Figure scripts
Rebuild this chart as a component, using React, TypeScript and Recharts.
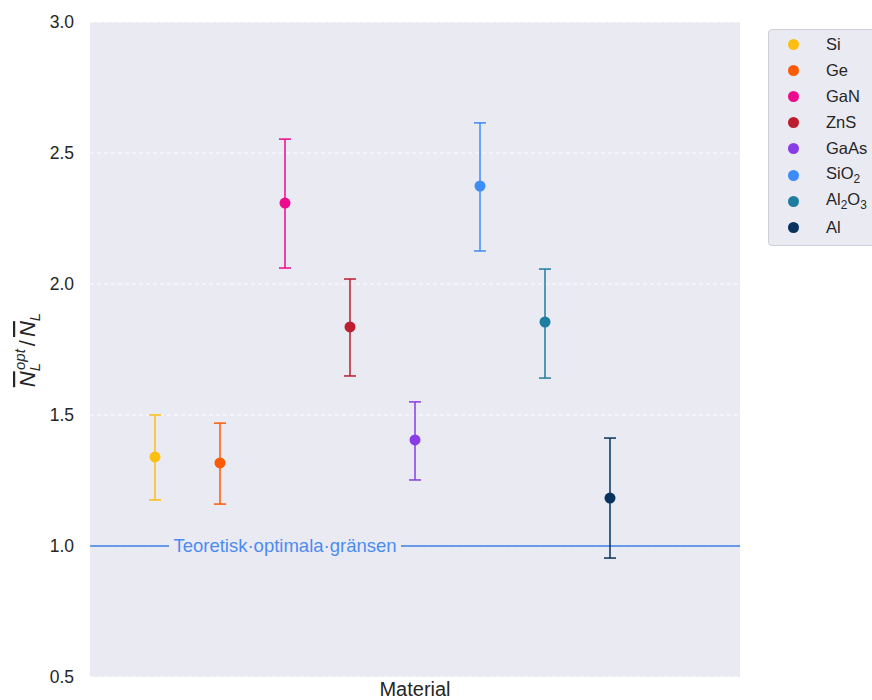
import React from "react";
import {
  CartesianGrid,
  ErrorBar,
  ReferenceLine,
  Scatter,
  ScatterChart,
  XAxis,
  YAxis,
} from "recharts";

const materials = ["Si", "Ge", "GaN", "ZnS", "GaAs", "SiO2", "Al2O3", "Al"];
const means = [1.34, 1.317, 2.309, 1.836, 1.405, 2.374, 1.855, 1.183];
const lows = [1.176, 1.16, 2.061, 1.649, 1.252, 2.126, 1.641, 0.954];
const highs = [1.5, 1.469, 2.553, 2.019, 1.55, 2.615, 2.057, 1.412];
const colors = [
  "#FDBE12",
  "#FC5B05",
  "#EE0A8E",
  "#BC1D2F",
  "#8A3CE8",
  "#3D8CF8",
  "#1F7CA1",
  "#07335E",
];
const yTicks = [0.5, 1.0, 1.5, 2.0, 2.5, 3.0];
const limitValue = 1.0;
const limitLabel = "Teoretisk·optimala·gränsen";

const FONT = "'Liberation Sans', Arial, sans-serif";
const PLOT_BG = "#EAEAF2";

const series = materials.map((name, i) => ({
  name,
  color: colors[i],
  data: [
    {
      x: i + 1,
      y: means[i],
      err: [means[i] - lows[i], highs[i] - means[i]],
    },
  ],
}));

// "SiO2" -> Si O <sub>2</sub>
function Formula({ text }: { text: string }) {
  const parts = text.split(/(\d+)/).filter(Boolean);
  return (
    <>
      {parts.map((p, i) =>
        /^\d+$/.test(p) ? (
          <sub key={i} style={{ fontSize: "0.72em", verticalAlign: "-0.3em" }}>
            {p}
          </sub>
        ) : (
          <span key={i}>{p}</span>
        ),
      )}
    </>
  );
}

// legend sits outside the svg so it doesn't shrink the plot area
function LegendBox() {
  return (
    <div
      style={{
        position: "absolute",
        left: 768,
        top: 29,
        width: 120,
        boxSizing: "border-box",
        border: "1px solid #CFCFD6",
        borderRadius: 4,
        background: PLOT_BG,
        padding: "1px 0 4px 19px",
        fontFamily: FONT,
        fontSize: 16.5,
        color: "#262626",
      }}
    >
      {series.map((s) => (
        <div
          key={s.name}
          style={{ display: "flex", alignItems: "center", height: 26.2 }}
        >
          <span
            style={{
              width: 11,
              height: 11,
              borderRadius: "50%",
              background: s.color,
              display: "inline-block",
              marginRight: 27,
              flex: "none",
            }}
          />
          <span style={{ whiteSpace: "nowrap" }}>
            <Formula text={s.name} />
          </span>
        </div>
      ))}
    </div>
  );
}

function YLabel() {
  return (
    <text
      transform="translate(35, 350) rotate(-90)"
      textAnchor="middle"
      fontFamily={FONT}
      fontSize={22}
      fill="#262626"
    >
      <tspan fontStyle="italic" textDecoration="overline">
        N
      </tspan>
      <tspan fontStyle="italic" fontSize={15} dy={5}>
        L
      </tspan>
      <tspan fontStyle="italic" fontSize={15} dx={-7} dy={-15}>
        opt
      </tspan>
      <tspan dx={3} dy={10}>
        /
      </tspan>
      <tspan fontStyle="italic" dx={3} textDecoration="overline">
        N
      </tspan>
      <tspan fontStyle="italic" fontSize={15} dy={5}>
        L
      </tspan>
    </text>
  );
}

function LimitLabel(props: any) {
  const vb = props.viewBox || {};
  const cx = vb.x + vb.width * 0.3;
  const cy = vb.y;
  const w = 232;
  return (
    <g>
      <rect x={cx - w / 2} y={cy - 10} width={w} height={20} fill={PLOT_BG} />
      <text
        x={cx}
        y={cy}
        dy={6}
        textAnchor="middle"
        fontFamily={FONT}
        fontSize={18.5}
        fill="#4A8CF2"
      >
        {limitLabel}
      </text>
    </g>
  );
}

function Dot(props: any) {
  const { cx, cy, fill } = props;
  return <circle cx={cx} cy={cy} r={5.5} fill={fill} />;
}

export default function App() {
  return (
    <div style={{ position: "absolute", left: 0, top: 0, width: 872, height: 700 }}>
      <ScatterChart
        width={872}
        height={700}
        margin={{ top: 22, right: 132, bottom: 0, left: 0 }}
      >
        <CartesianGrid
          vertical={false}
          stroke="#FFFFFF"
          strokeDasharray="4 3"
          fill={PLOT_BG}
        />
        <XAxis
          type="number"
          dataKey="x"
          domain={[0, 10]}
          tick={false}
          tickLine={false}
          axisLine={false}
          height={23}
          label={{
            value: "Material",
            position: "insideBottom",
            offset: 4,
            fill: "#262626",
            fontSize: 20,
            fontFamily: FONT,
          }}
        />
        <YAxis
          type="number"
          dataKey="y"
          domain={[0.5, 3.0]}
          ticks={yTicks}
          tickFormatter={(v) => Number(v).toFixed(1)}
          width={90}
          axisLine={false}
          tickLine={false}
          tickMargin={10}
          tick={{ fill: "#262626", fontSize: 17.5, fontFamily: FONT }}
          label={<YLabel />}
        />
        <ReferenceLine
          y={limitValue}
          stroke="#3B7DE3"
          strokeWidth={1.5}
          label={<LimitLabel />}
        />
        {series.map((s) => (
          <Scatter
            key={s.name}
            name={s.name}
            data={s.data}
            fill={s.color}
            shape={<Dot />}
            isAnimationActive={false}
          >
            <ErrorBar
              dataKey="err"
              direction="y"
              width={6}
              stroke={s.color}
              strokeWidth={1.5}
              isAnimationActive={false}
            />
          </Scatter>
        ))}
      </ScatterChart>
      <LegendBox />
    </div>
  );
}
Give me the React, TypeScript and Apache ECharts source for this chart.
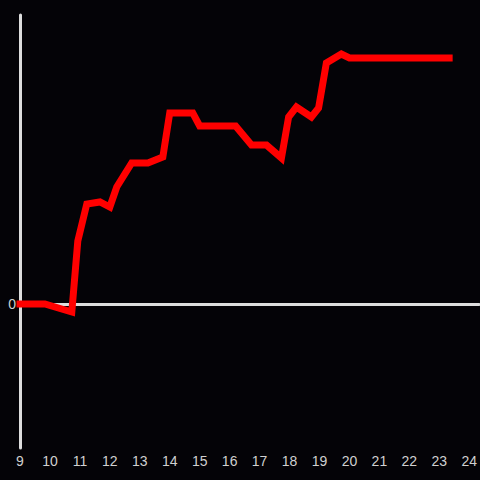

■ What you should do
Only lines that contain the word "this" are wanted; copy each of them.

■ Problem solution
Rebuild this chart as a component, using React, TypeScript and Recharts.
Give me the React, TypeScript and Apache ECharts source for this chart.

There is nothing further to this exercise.